Friday, 29 June 2012

Rethinking Engineering Education

I'm reading this book at the moment, which advocates two changes the the structure of engineering education. I'm convinced by one of these, but far less so by the other.

The first of the changes is the contextualisation of engineering education as preparation for a professional life practising what they refer to as CDIO: Conceptualisation, Design, Implementation, and Operation.

I'm 100% behind this - engineering is not merely maths and science, though we must give students a firm grasp of this fundamental knowledge. We use this knowledge to achieve specific goals, which the authors of this book define a little clunkily as  

"Conceive-Design-Implement-Operate complex value-added engineering products, processes, and systems in a modern, team-based environment."

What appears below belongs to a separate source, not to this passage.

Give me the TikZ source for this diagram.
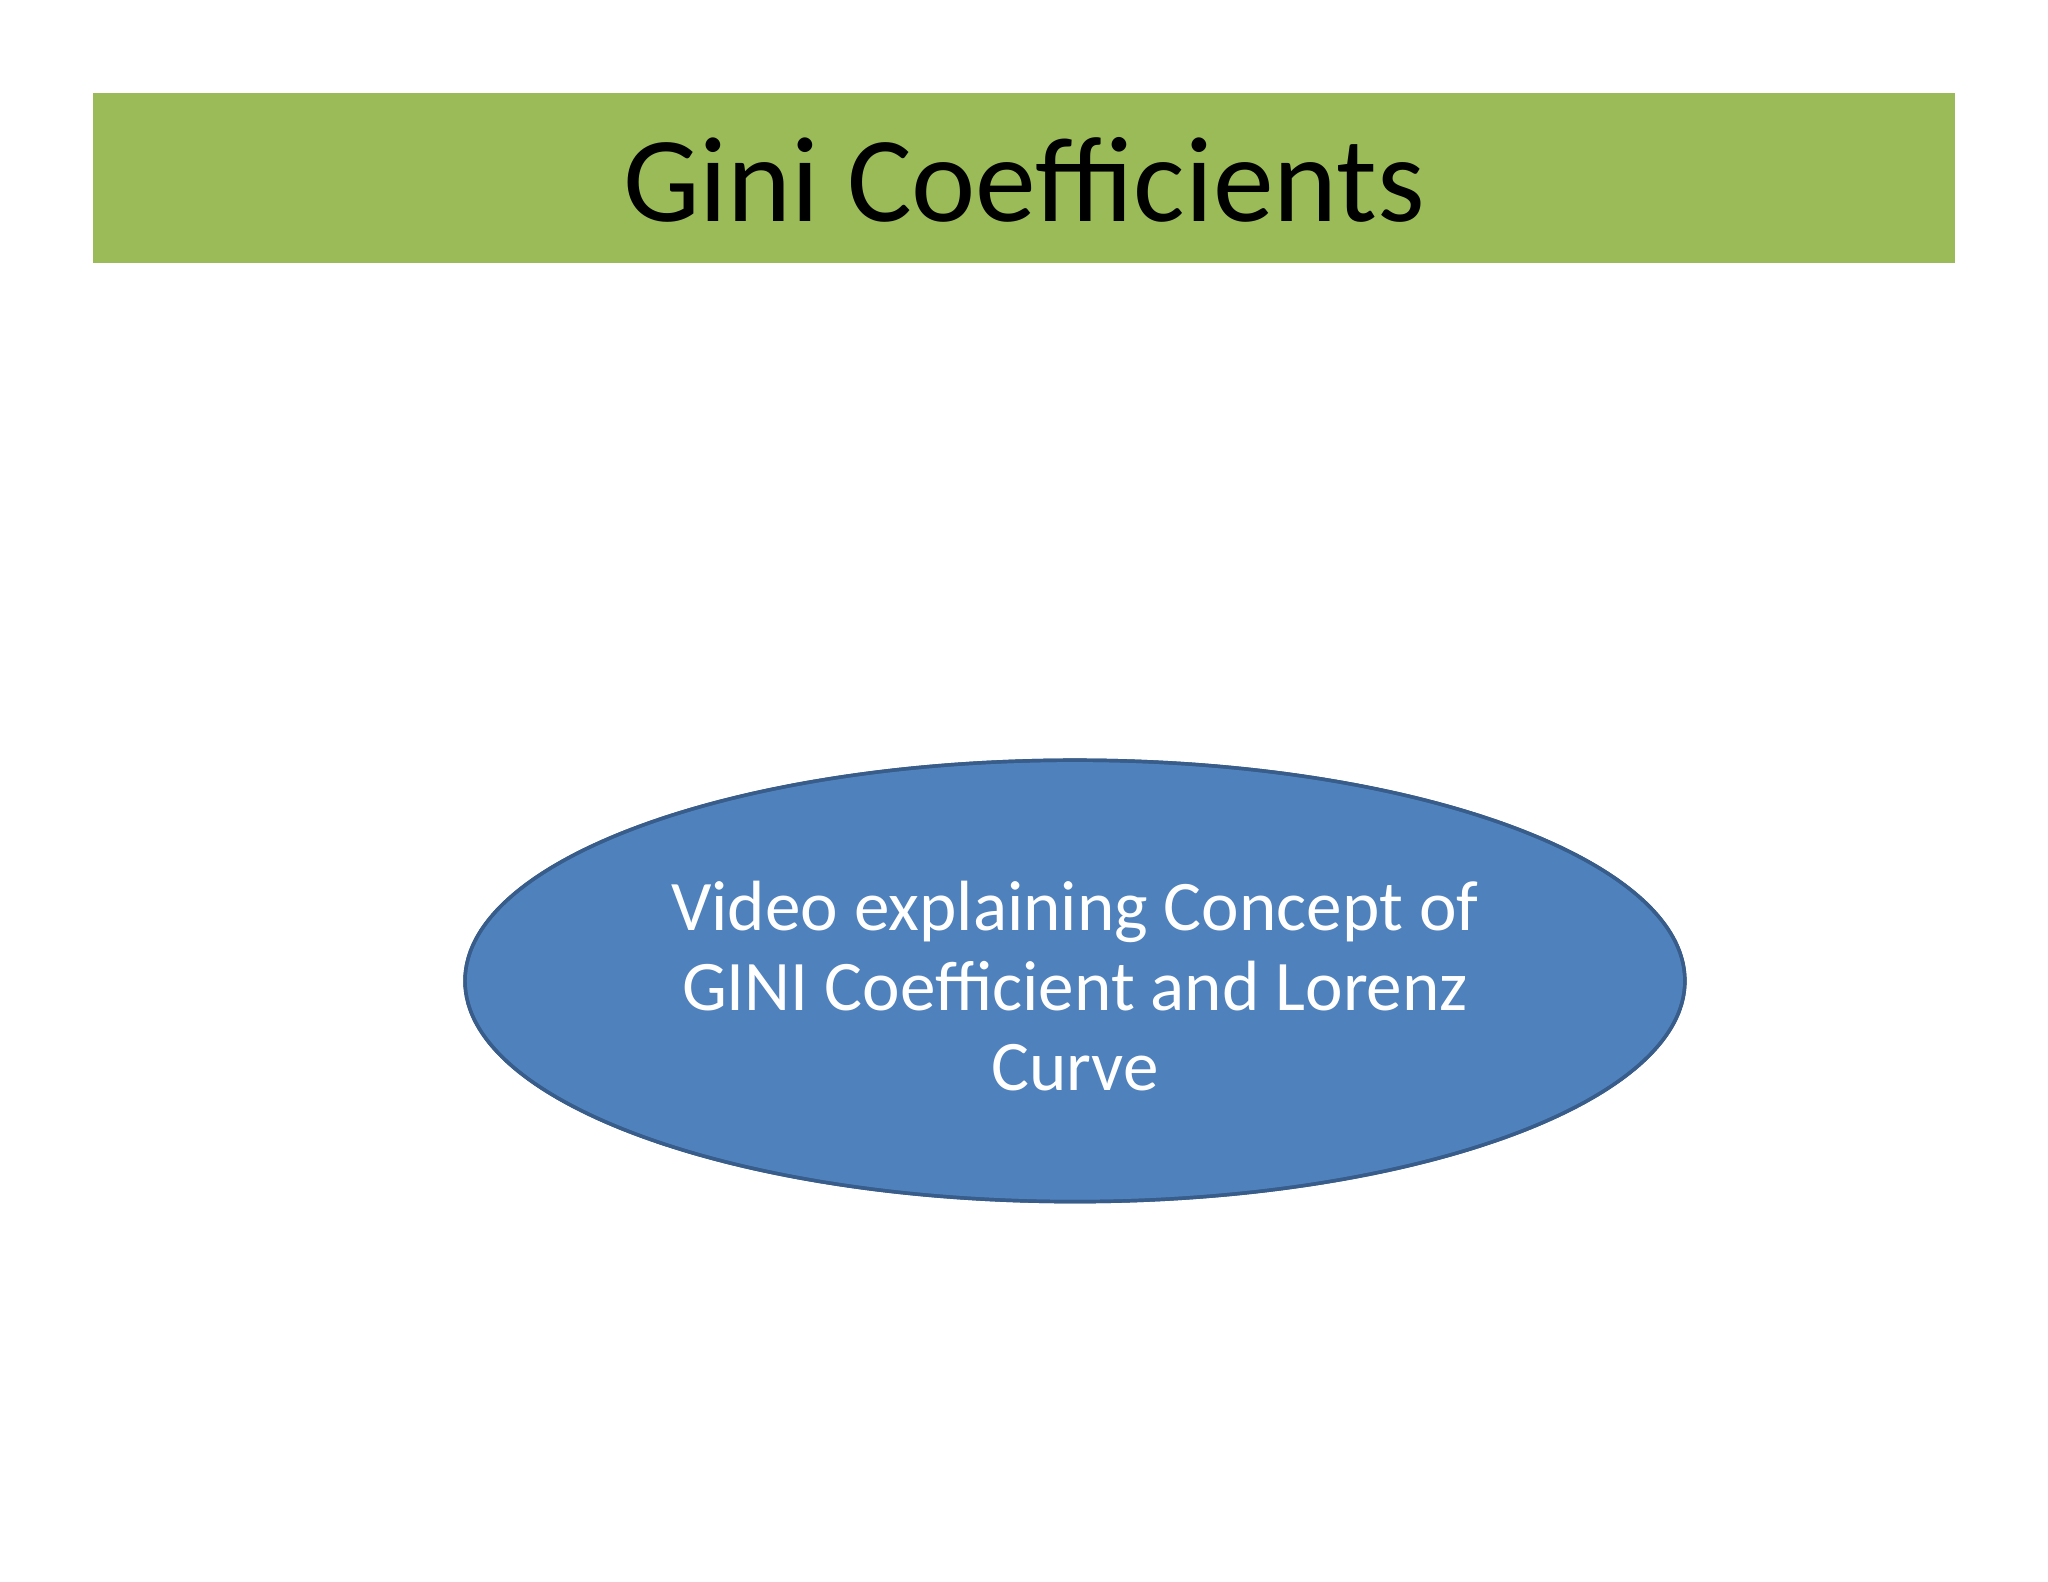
\documentclass[tikz,border=0pt]{standalone}
\usepackage{fontspec}
\setmainfont{Carlito}
\definecolor{bargreen}{HTML}{9BBB59}
\definecolor{ellfill}{HTML}{4F81BD}
\definecolor{elldraw}{HTML}{385D8A}
\begin{document}
\begin{tikzpicture}[x=0.02cm,y=-0.02cm,
  titlebar/.style={fill=bargreen,draw=none},
  bubble/.style={fill=ellfill,draw=elldraw,line width=1.5pt}]
\useasboundingbox (0,0) rectangle (1568,1211);
\fill[white] (0,0) rectangle (1568,1211);
\fill[titlebar] (71,71) rectangle (1497,201);
\node (title) at (784,138) {\fontsize{53}{60}\selectfont Gini Coefficients};
\fill[bubble] (823,751) ellipse [x radius=467, y radius=169];
\draw[bubble,fill=none] (823,751) ellipse [x radius=467, y radius=169];
\node[text=white,align=center,font={\fontsize{31}{34.7}\selectfont}] (label) at (823,755)
  {Video explaining Concept of\\GINI Coefficient and Lorenz\\Curve};
\end{tikzpicture}
\end{document}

The second change is one I am a little suspicious of - combining the change defined above with a one towards a highly problem based learning approach, inspired by "constructivism", a "theory of learning" with little empirical evidence to support it. 

Before I undertook a teaching qualification I had no idea how flimsy the underpinnings of educational fashions are. PBL and its related approaches come in and out of fashion in education on a cyclical basis. They sound  good, and are certainly popular with students when well executed, but are abandoned when educationalists learn once again that they are a very poor way to teach fundamentals. To the extent that they show any positive results in learning outcomes, it is in teaching professional skills.

I like these techniques, as do my students, and I use them when I want to make my students integrate what they have learned elsewhere, but we cannot replace traditional teaching methods wholesale and hope to turn out graduates ready to engineer.

I'll see if they successfully address these issues later in the book, but no "educational theory" stands up to scrutiny as a technique for improving learning.